Lucy rested in Qapal with her newborn until May 1849. The family had been fortunate to survive as a typus epidemic killed 107 people in the community and Lucy "was nothing but skin and bones; scarcely a pound of flesh" left on her. The Atkinson's spent the next four years exploring Central Asia, ofen visiting places never before seen by Europeans. In 1853, they returned to St. Petersburg. They stayed there until 1858 as Thomas worked on his paintings and wrote his first book about his travels.
He did not mention Lucy or his son in this books, possibly to conceal that he had married a second time while his first wife was still alive and living in London. His letters and diary, however, reveal a warm and loving relationship with Lucy.

==Back in England==
Thomas was a celebrity in England, feted by the Royal Geographical Society and other organization. His two books on his travels were greeted with favor. He died on 13 August 1861, leaving Lucy and son. Lucy was apparently unaware that Thomas had a previous wife and children until after his death. Thomas's son, James Wheeler, sued to claim his estate for his first wife. Lucy was left penniless. Her plight was mitigated in 1863, two years after Thomas' death, when she published Recollections of Tartar Steppes and Their Inhabitants and that year was granted a civil-list pension of £100. She received a further Civil List pension of £50 in 1870. Geographic Society leader Roderick Murchison led a campaign to raise funds to send her son, Alatau, to Rugby School.

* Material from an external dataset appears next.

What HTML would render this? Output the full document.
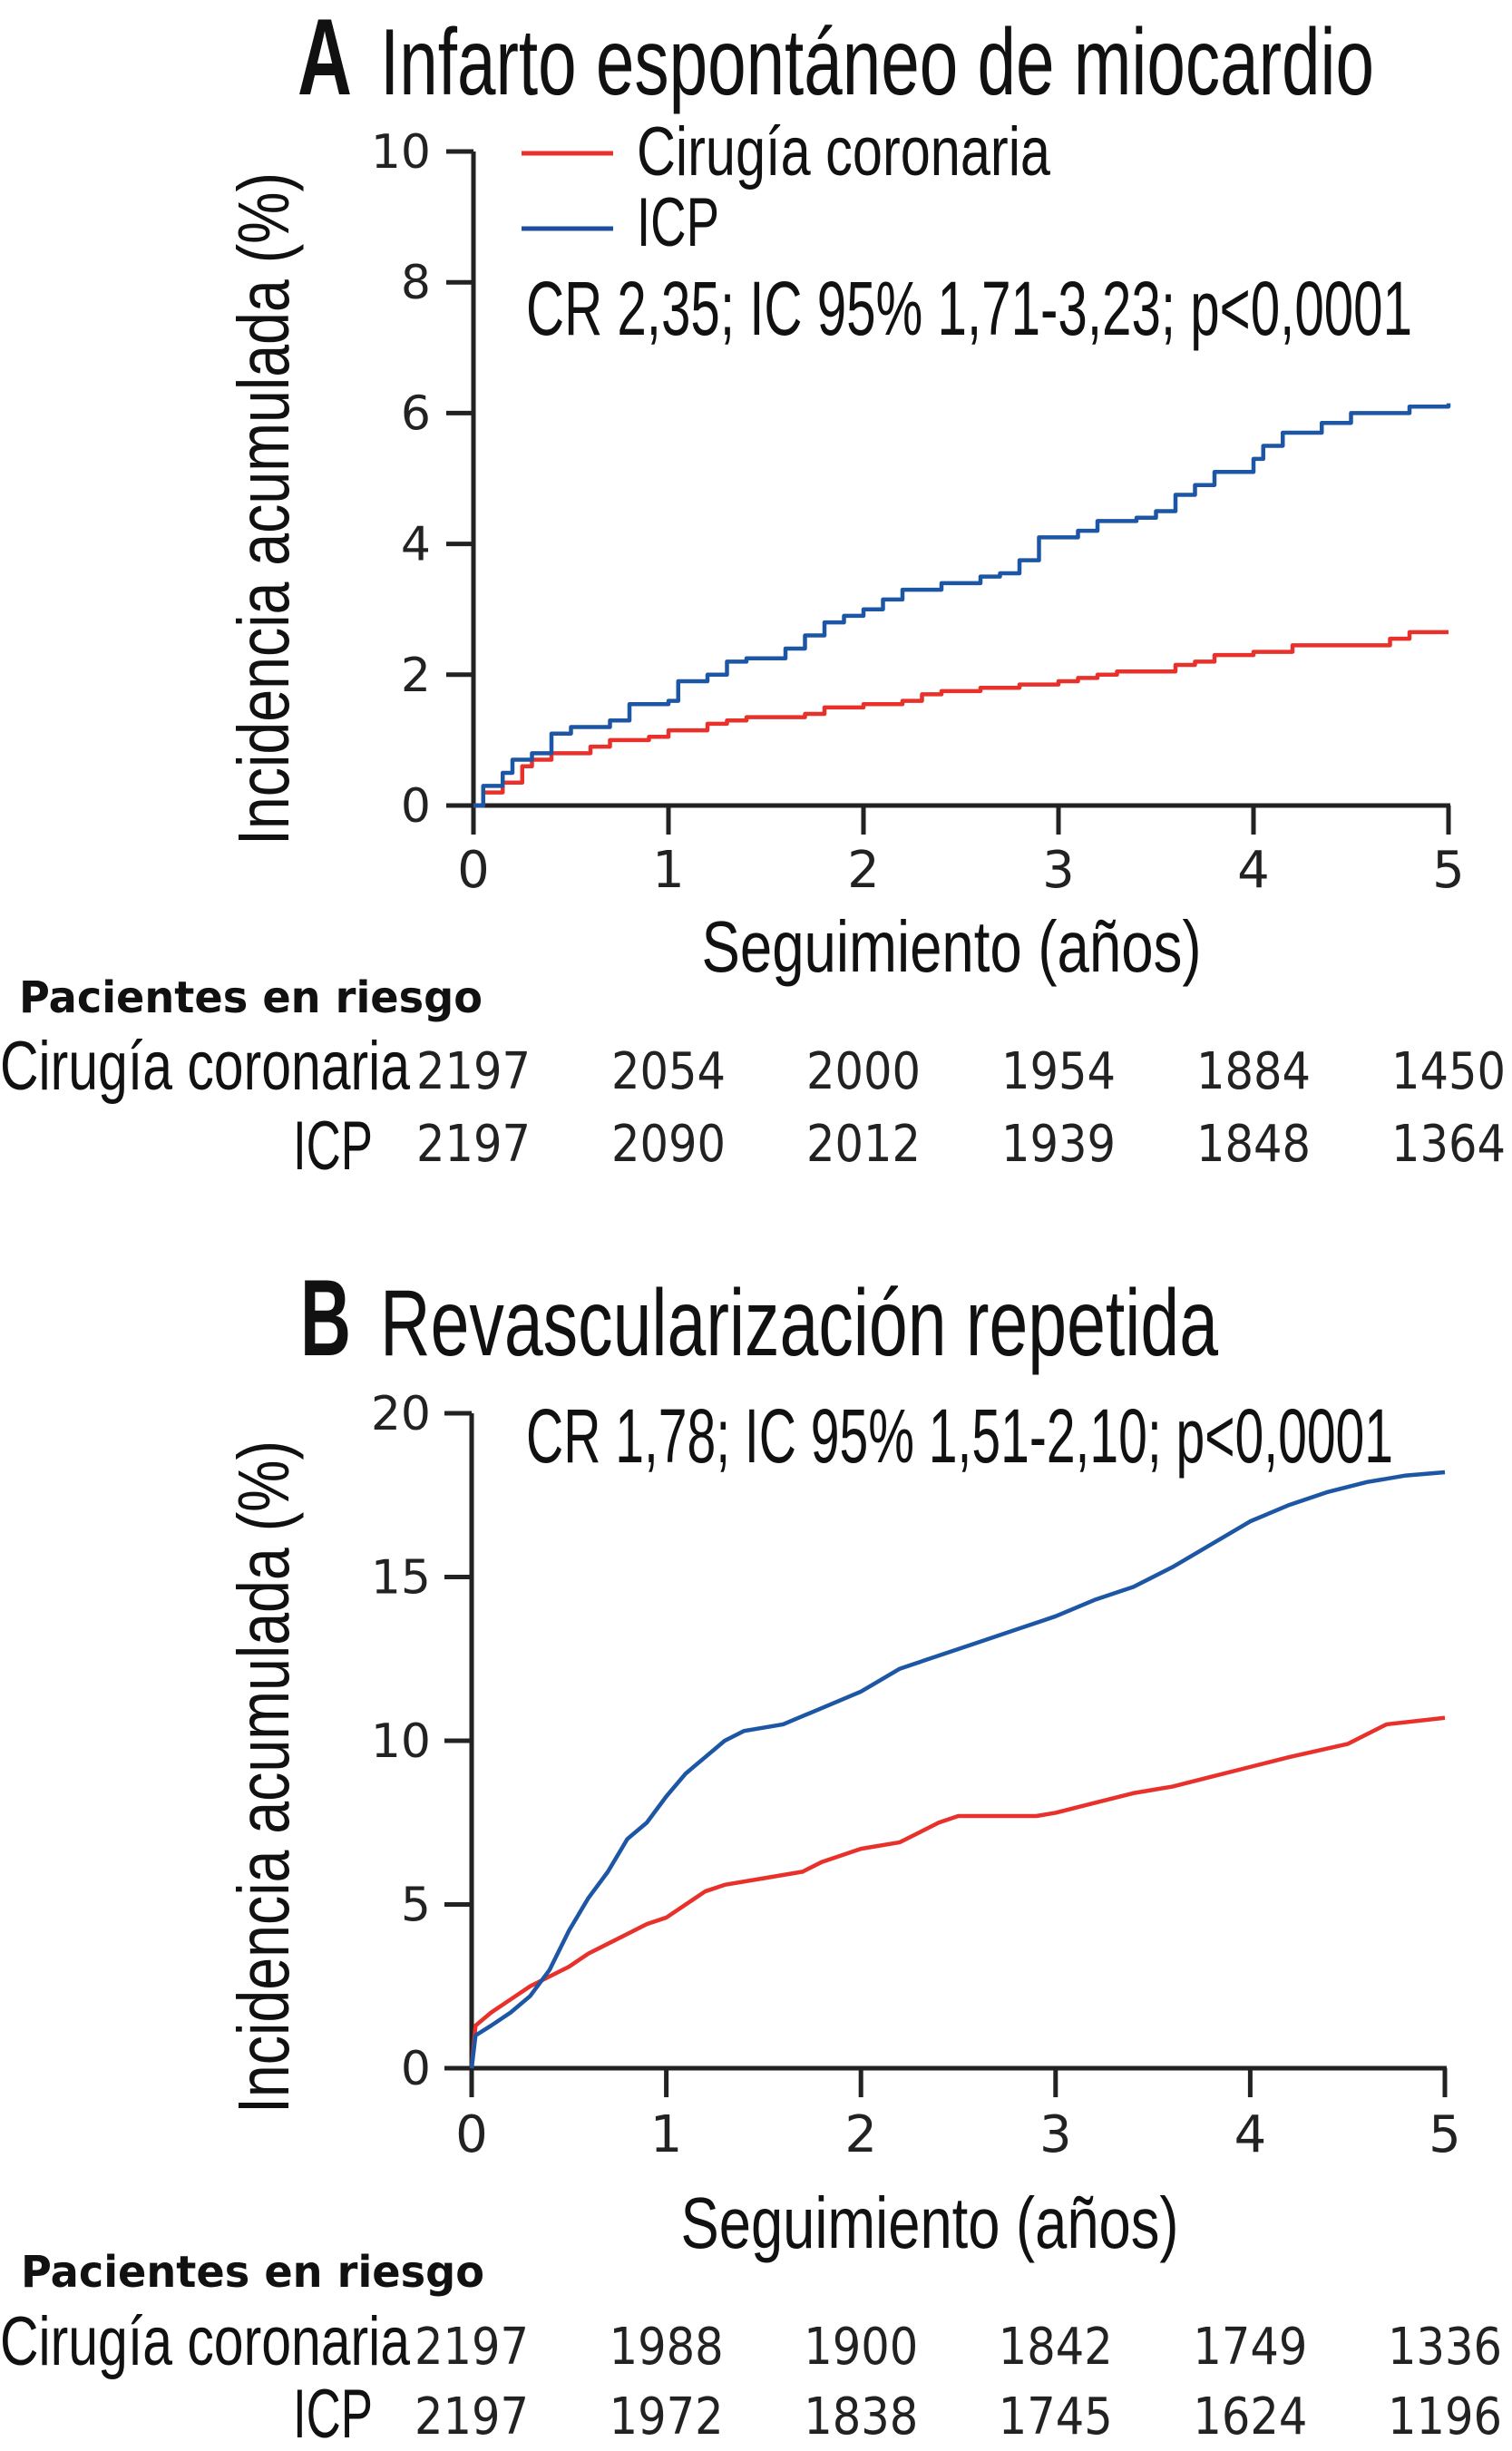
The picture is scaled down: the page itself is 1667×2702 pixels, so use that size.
<!DOCTYPE html>
<html><head><meta charset="utf-8"><style>
html,body{margin:0;padding:0;background:#fff;}
svg{display:block;}
.cond{font-family:"Liberation Sans Narrow","Liberation Sans",sans-serif;fill:#111;}
.tick{font-family:"DejaVu Sans","Liberation Sans",sans-serif;fill:#222;font-weight:normal;}
</style></head><body>
<svg id="fig" width="1667" height="2702" viewBox="0 0 1667 2702" xmlns="http://www.w3.org/2000/svg">
<g id="panelA">
<text class="cond" x="328" y="104" font-size="120" font-weight="bold" textLength="60" lengthAdjust="spacingAndGlyphs">A</text>
<text class="cond" x="419" y="104" font-size="104" textLength="1096" lengthAdjust="spacingAndGlyphs">Infarto espontáneo de miocardio</text>
<line x1="575" y1="169" x2="676" y2="169" stroke="#e8312b" stroke-width="5"/>
<text class="cond" x="702" y="193" font-size="76" textLength="456" lengthAdjust="spacingAndGlyphs">Cirugía coronaria</text>
<line x1="575" y1="252" x2="676" y2="252" stroke="#1d4f9c" stroke-width="5"/>
<text class="cond" x="702" y="271" font-size="76" textLength="91" lengthAdjust="spacingAndGlyphs">ICP</text>
<text class="cond" x="580" y="369" font-size="84" textLength="977" lengthAdjust="spacingAndGlyphs">CR 2,35; IC 95% 1,71-3,23; p&lt;0,0001</text>
<text class="cond" transform="translate(318,561) rotate(-90)" text-anchor="middle" font-size="80" textLength="742" lengthAdjust="spacingAndGlyphs">Incidencia acumulada (%)</text>
<text class="cond" x="1049" y="1071" text-anchor="middle" font-size="80" textLength="551" lengthAdjust="spacingAndGlyphs">Seguimiento (años)</text>
<text x="21" y="1116" font-family="'DejaVu Sans','Liberation Sans',sans-serif" font-weight="bold" font-size="48" fill="#111" textLength="511" lengthAdjust="spacingAndGlyphs">Pacientes en riesgo</text>
<text class="cond" x="0" y="1201" font-size="76" textLength="452" lengthAdjust="spacingAndGlyphs">Cirugía coronaria</text>
<text class="cond" x="411" y="1289" text-anchor="end" font-size="76" textLength="88" lengthAdjust="spacingAndGlyphs">ICP</text>
</g>
<g id="panelB">
<text class="cond" x="331" y="1494" font-size="120" font-weight="bold" textLength="56" lengthAdjust="spacingAndGlyphs">B</text>
<text class="cond" x="419" y="1494" font-size="104" textLength="924" lengthAdjust="spacingAndGlyphs">Revascularización repetida</text>
<text class="cond" x="580" y="1612" font-size="84" textLength="956" lengthAdjust="spacingAndGlyphs">CR 1,78; IC 95% 1,51-2,10; p&lt;0,0001</text>
<text class="cond" transform="translate(318,1959) rotate(-90)" text-anchor="middle" font-size="80" textLength="742" lengthAdjust="spacingAndGlyphs">Incidencia acumulada (%)</text>
<text class="cond" x="1025" y="2478" text-anchor="middle" font-size="80" textLength="549" lengthAdjust="spacingAndGlyphs">Seguimiento (años)</text>
<text x="23" y="2521" font-family="'DejaVu Sans','Liberation Sans',sans-serif" font-weight="bold" font-size="48" fill="#111" textLength="511" lengthAdjust="spacingAndGlyphs">Pacientes en riesgo</text>
<text class="cond" x="0" y="2607" font-size="76" textLength="452" lengthAdjust="spacingAndGlyphs">Cirugía coronaria</text>
<text class="cond" x="411" y="2687" text-anchor="end" font-size="76" textLength="88" lengthAdjust="spacingAndGlyphs">ICP</text>
</g>
</svg>
<script>
// Panel A data
const xTicks = [0,1,2,3,4,5];
const aYTicks = [0,2,4,6,8,10];
const aBlueT = [0,0.05,0.15,0.2,0.3,0.4,0.5,0.7,0.8,1.0,1.05,1.2,1.3,1.4,1.6,1.7,1.8,1.9,2.0,2.1,2.2,2.4,2.6,2.7,2.8,2.9,3.1,3.2,3.4,3.5,3.6,3.7,3.8,4.0,4.05,4.15,4.35,4.5,4.8,5.0];
const aBlueY = [0,0.3,0.5,0.7,0.8,1.1,1.2,1.3,1.55,1.6,1.9,2.0,2.2,2.25,2.4,2.6,2.8,2.9,3.0,3.15,3.3,3.4,3.5,3.55,3.75,4.1,4.2,4.35,4.4,4.5,4.75,4.9,5.1,5.3,5.5,5.7,5.85,6.0,6.1,6.15];
const aRedT = [0,0.05,0.15,0.25,0.3,0.4,0.6,0.7,0.9,1.0,1.2,1.3,1.4,1.7,1.8,2.0,2.2,2.3,2.4,2.6,2.8,3.0,3.1,3.2,3.3,3.6,3.7,3.8,4.0,4.2,4.7,4.8,5.0];
const aRedY = [0,0.2,0.35,0.6,0.7,0.8,0.9,1.0,1.05,1.15,1.25,1.3,1.35,1.4,1.5,1.55,1.6,1.7,1.75,1.8,1.85,1.9,1.95,2.0,2.05,2.15,2.2,2.3,2.35,2.45,2.55,2.65,2.65];
const aRiskCirugia = ["2197","2054","2000","1954","1884","1450"];
const aRiskIcp = ["2197","2090","2012","1939","1848","1364"];
// Panel B data
const bYTicks = [0,5,10,15,20];
const bBlueT = [0,0.02,0.1,0.2,0.3,0.4,0.5,0.6,0.7,0.8,0.9,1.0,1.1,1.2,1.3,1.4,1.6,1.8,2.0,2.2,2.4,2.6,2.8,3.0,3.2,3.4,3.6,3.8,4.0,4.2,4.4,4.6,4.8,5.0];
const bBlueY = [0,1.0,1.3,1.7,2.2,3.0,4.2,5.2,6.0,7.0,7.5,8.3,9.0,9.5,10.0,10.3,10.5,11.0,11.5,12.2,12.6,13.0,13.4,13.8,14.3,14.7,15.3,16.0,16.7,17.2,17.6,17.9,18.1,18.2];
const bRedT = [0,0.02,0.1,0.2,0.3,0.4,0.5,0.6,0.7,0.8,0.9,1.0,1.1,1.2,1.3,1.5,1.7,1.8,2.0,2.2,2.3,2.4,2.5,2.9,3.0,3.2,3.4,3.6,3.8,4.0,4.2,4.5,4.6,4.7,5.0];
const bRedY = [0,1.3,1.7,2.1,2.5,2.8,3.1,3.5,3.8,4.1,4.4,4.6,5.0,5.4,5.6,5.8,6.0,6.3,6.7,6.9,7.2,7.5,7.7,7.7,7.8,8.1,8.4,8.6,8.9,9.2,9.5,9.9,10.2,10.5,10.7];
const bRiskCirugia = ["2197","1988","1900","1842","1749","1336"];
const bRiskIcp = ["2197","1972","1838","1745","1624","1196"];

const NS="http://www.w3.org/2000/svg";
function mk(parent,tag,attrs){const e=document.createElementNS(NS,tag);for(const k in attrs)e.setAttribute(k,attrs[k]);parent.appendChild(e);return e;}

function drawPanel(g,cfg){
  const sx=v=>cfg.x0+(cfg.x1-cfg.x0)*v/5;
  const sy=v=>cfg.y0-(cfg.y0-cfg.yTop)*v/cfg.yMax;
  const yAx=mk(g,'line',{x1:cfg.x0,y1:cfg.y0+2,x2:cfg.x0,y2:sy(cfg.yMax),stroke:'#222','stroke-width':5});
  
  
  const xAx=mk(g,'line',{x1:cfg.x0-30,y1:cfg.y0,x2:cfg.x1+2,y2:cfg.y0,stroke:'#222','stroke-width':5});
  
  
  cfg.yTicks.forEach(v=>{
    const t=mk(g,'line',{x1:cfg.x0-30,y1:sy(v),x2:cfg.x0,y2:sy(v),stroke:'#222','stroke-width':5});
    
    
    const l=mk(g,'text',{x:475,y:sy(v)+18,'text-anchor':'end','font-size':52,class:'tick'});
    l.textContent=String(v);
    
    
  });
  xTicks.forEach((v,i)=>{
    const t=mk(g,'line',{x1:sx(v),y1:cfg.y0,x2:sx(v),y2:cfg.y0+32,stroke:'#222','stroke-width':5});
    
    
    const l=mk(g,'text',{x:sx(v),y:cfg.xLabY,'text-anchor':'middle','font-size':56,class:'tick'});
    l.textContent=String(v);
    
    
    const r1=mk(g,'text',{x:sx(v),y:cfg.r1Y,'text-anchor':'middle','font-size':56,class:'tick',textLength:126,lengthAdjust:'spacingAndGlyphs'});
    r1.textContent=cfg.risk1[i];
    
    
    const r2=mk(g,'text',{x:sx(v),y:cfg.r2Y,'text-anchor':'middle','font-size':56,class:'tick',textLength:126,lengthAdjust:'spacingAndGlyphs'});
    r2.textContent=cfg.risk2[i];
    
    
  });
  function curve(ts,ys,color,name){
    let d='M'+sx(ts[0])+','+sy(ys[0]);
    for(let i=1;i<ts.length;i++){
      if(cfg.stepped) d+=' H'+sx(ts[i])+' V'+sy(ys[i]);
      else d+=' L'+sx(ts[i])+','+sy(ys[i]);
    }
    const p=mk(g,'path',{d:d,fill:'none',stroke:color,'stroke-width':4.5,'stroke-linejoin':'round'});
    
    
  }
  curve(cfg.redT,cfg.redY,'#e8312b','series-cirugia-coronaria');
  curve(cfg.blueT,cfg.blueY,'#1d56a5','series-icp');
}
drawPanel(document.getElementById('panelA'),{stepped:true,x0:522,x1:1597,y0:888,yTop:167,yMax:10,yTicks:aYTicks,xLabY:978,r1Y:1200,r2Y:1280,risk1:aRiskCirugia,risk2:aRiskIcp,redT:aRedT,redY:aRedY,blueT:aBlueT,blueY:aBlueY});
drawPanel(document.getElementById('panelB'),{stepped:false,x0:520,x1:1593,y0:2280,yTop:1558,yMax:20,yTicks:bYTicks,xLabY:2372,r1Y:2606,r2Y:2683,risk1:bRiskCirugia,risk2:bRiskIcp,redT:bRedT,redY:bRedY,blueT:bBlueT,blueY:bBlueY});
</script>
</body></html>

Despite the legal problems with her husband's first wife, Lucy defiantly called herself "Mrs. Atkinson" with the publication of her book. The book is arranged as letters to a friend. It reveals Lucy as "an indefatigable traveler who was held in respect by local people, both for her equestrian skills and as a markswoman with pistol and rifle." Author Fielding says that the Atkinsons' travels "were no jolly jaunt" but a journey into largely unknown territory at the fringes of the Russian empire. A unique feature of her book is her descriptions of the lives in exile of Decembrists, formerly prominent Russians condemned to live in Siberia for plotting against the Czar in 1825. During her years of residence in St. Petersburg as a governess, she had become acquainted with relatives of several of the exiles.

At some point after the publication of her book, Lucy returned to Russia. She eventually came back to London, where she lived in Camden Road, Holloway.

In 1881, Lucy was living in London in the home of Benjamin C. Robinson, Sergeant at Law, aged 68. Lucy is listed as a cousin to Benjamin, although in fact she was not closely related. She died of acute bronchitis at 45 Mecklenburgh Square, London, on 13 November 1893, and is buried at Tower Hamlets Cemetery Park.

==Legacy==
Journalist Nick Fielding later wrote the book South to the Great Steppe: The Travels of Thomas and Lucy Atkinson in Eastern Kazakhstan, 1847–1852, which described the expedition of the Atkinson family to the Steppe.